Cox, a Seattle native who grew up outside of Washington D.C., was hired at CU in 1998 as the Director for the Center for Humanities and the Arts. After eight years in this position, he became the Associate Vice Chancellor and then Vice Provost for Faculty Affairs, a position he held until 2019.
When asked about his particular affinity for administrative roles in the university, Cox answered: “Administrative positions enable one to make it possible for the faculty to do their amazing work. This might have been clearest when I ran CHA which sought funding for faculty and worked to build an intellectual community at CU.”
It is undeniable that Cox made impressive strides in his time in Faculty Affairs, where he had responsibility for the entire faculty of the campus. He handled a variety of matters from personnel processes from hiring to retirement to being in charge of the academic program review. He oversaw several faculty development programs. He was even involved in a number of major initiatives across campus, including creating CMCI – the first new college at CU in 50 years – and Academic Futures.
As of the start of the spring 2020 semester, Jeff transitioned to teaching full-time within the English Department.
“I don’t really believe that administrators should stay in a single position longer than 8 years or so. For a variety of reasons, I stayed on (in Faculty Affairs) for 14, but I had always planned on returning to full-time teaching.” He continued: “I taught throughout my time in Faculty Affairs but only at the graduate level. I wanted to return to one of the core activities of being a professor, professing, in my case, literature to our undergraduates. I’m not sure how much longer I will continue to work, and I wanted to make sure I ended my career pursuing the core mission of the faculty—teaching and scholarship.”
Cox attributes much of his excitement for this semester to teaching undergraduates Modern Drama for the first time, especially because he has only taught graduate students in his time at CU Boulder, despite having taught thousands of undergraduates when he worked at Texas A & M before taking the position as Director of the CHA in Boulder.
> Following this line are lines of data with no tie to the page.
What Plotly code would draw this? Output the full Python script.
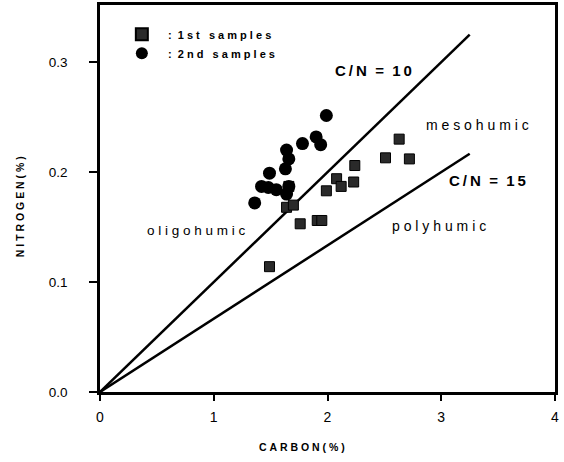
import plotly.graph_objects as go

# Data
c_first = [1.49, 1.64, 1.70, 1.66, 1.76, 1.91, 1.95, 1.99, 2.08, 2.12, 2.23, 2.24, 2.51, 2.63, 2.72]
n_first = [0.114, 0.168, 0.170, 0.187, 0.153, 0.156, 0.156, 0.183, 0.194, 0.187, 0.191, 0.206, 0.213, 0.230, 0.212]

c_second = [1.36, 1.42, 1.48, 1.55, 1.49, 1.63, 1.66, 1.64, 1.78, 1.90, 1.94, 1.99, 1.64, 1.66]
n_second = [0.172, 0.187, 0.186, 0.184, 0.199, 0.203, 0.212, 0.220, 0.226, 0.232, 0.225, 0.2515, 0.180, 0.187]

cn_ratios = [10, 15]
line_c = [0.0, 3.25]

x_ticks = [0, 1, 2, 3, 4]
y_ticks = [0.0, 0.1, 0.2, 0.3]
y_tick_labels = ["0.0", "0.1", "0.2", "0.3"]

FONT = "Arial, Liberation Sans, sans-serif"
NB = "\u00a0"
TS = "\u2009"


def spaced(word, sep=NB):
    return sep.join(list(word))


fig = go.Figure()

for r in cn_ratios:
    fig.add_trace(go.Scatter(
        x=line_c, y=[c / r for c in line_c], mode="lines",
        line=dict(color="black", width=2.5), showlegend=False, hoverinfo="skip"))

fig.add_trace(go.Scatter(
    x=c_first, y=n_first, mode="markers",
    name=NB * 2 + ":" + NB * 2 + spaced("1st") + NB * 3 + spaced("samples"),
    marker=dict(symbol="square", size=10, color="#2a2a2a",
                line=dict(color="black", width=1))))
fig.add_trace(go.Scatter(
    x=c_second, y=n_second, mode="markers",
    name=NB * 2 + ":" + NB * 2 + spaced("2nd") + NB * 3 + spaced("samples"),
    marker=dict(symbol="circle", size=13, color="black",
                line=dict(color="black", width=0))))

bold_cn = lambda v: "<b>C" + TS + "/" + TS + "N" + NB * 2 + "=" + NB * 2 + TS.join(list(v)) + "</b>"

labels = [
    dict(x=2.40, y=0.292, text=bold_cn("10"), size=15),
    dict(x=3.32, y=0.2425, text=spaced("mesohumic"), size=14),
    dict(x=3.41, y=0.1925, text=bold_cn("15"), size=15),
    dict(x=0.85, y=0.147, text=spaced("oligohumic"), size=13.5),
    dict(x=2.98, y=0.1506, text=spaced("polyhumic"), size=14),
]
for a in labels:
    fig.add_annotation(x=a["x"], y=a["y"], text=a["text"], showarrow=False,
                       font=dict(family=FONT, size=a["size"], color="black"))

# axis titles
fig.add_annotation(xref="paper", yref="paper", x=0.444, y=-0.142,
                   xanchor="center", yanchor="middle",
                   text="<b>" + spaced("CARBON(%)") + "</b>", showarrow=False,
                   font=dict(family=FONT, size=10.5, color="black"))
fig.add_annotation(xref="paper", yref="paper", x=-0.176, y=0.48, textangle=-90,
                   xanchor="center", yanchor="middle",
                   text="<b>" + spaced("NITROGEN(%)") + "</b>", showarrow=False,
                   font=dict(family=FONT, size=10.5, color="black"))

fig.update_xaxes(range=[0, 4], tickvals=x_ticks, ticks="outside", ticklen=6,
                 tickwidth=1.5, tickcolor="black", showgrid=False, zeroline=False,
                 showline=True, linecolor="black", linewidth=2.5, mirror=True,
                 automargin=False, ticklabeloverflow="allow", ticklabelstandoff=4,
                 tickfont=dict(family=FONT, size=14, color="black"))
fig.update_yaxes(range=[0, 0.352], tickvals=y_ticks, ticktext=y_tick_labels,
                 ticks="outside", ticklen=8, tickwidth=1.5, tickcolor="black",
                 showgrid=False, zeroline=False,
                 showline=True, linecolor="black", linewidth=2.5, mirror=True,
                 automargin=False, ticklabeloverflow="allow", ticklabelstandoff=19,
                 tickfont=dict(family=FONT, size=13.5, color="black"))

fig.update_layout(
    width=564, height=462,
    margin=dict(l=100, r=9, t=5, b=70, autoexpand=False),
    plot_bgcolor="white", paper_bgcolor="white",
    font=dict(family=FONT, color="black"),
    legend=dict(x=0.048, y=0.962, xanchor="left", yanchor="top",
                bgcolor="rgba(0,0,0,0)", tracegroupgap=0,
                font=dict(family=FONT, size=11, color="black", weight="bold"),
                itemsizing="constant"),
)

fig.write_html(
    "out.html",
    config={"displayModeBar": False},
    post_script="document.body.style.margin='0';document.body.style.padding='0';"
                "document.body.style.overflow='hidden';",
)
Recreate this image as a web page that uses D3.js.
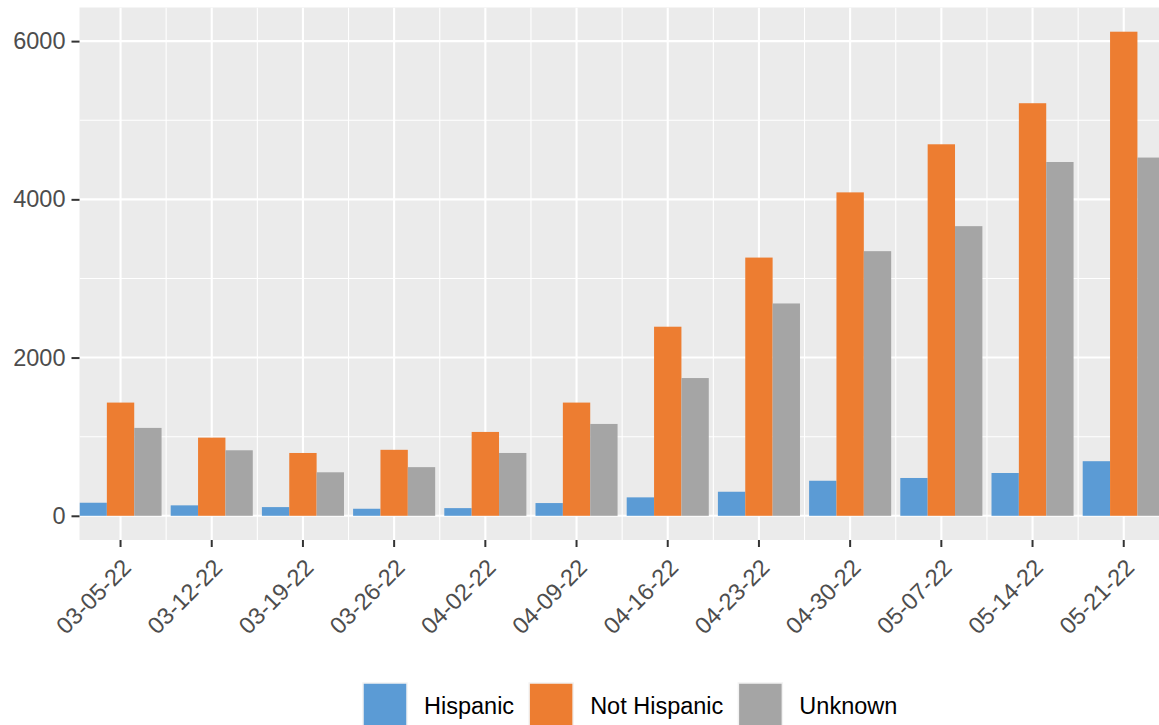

While the return to teaching means a shift in duties and responsibilities, Jeff was not hesitant to point out the similarities between administrative roles and teaching. “In both, you need to listen to people. You need to know how to synthesize what other people are saying and help them to say it better. I have run hundreds and hundreds of meetings, and a good meeting is basically like a good class—it’s headed in a clear direction but is open to the ideas and opinions of everyone in the room.”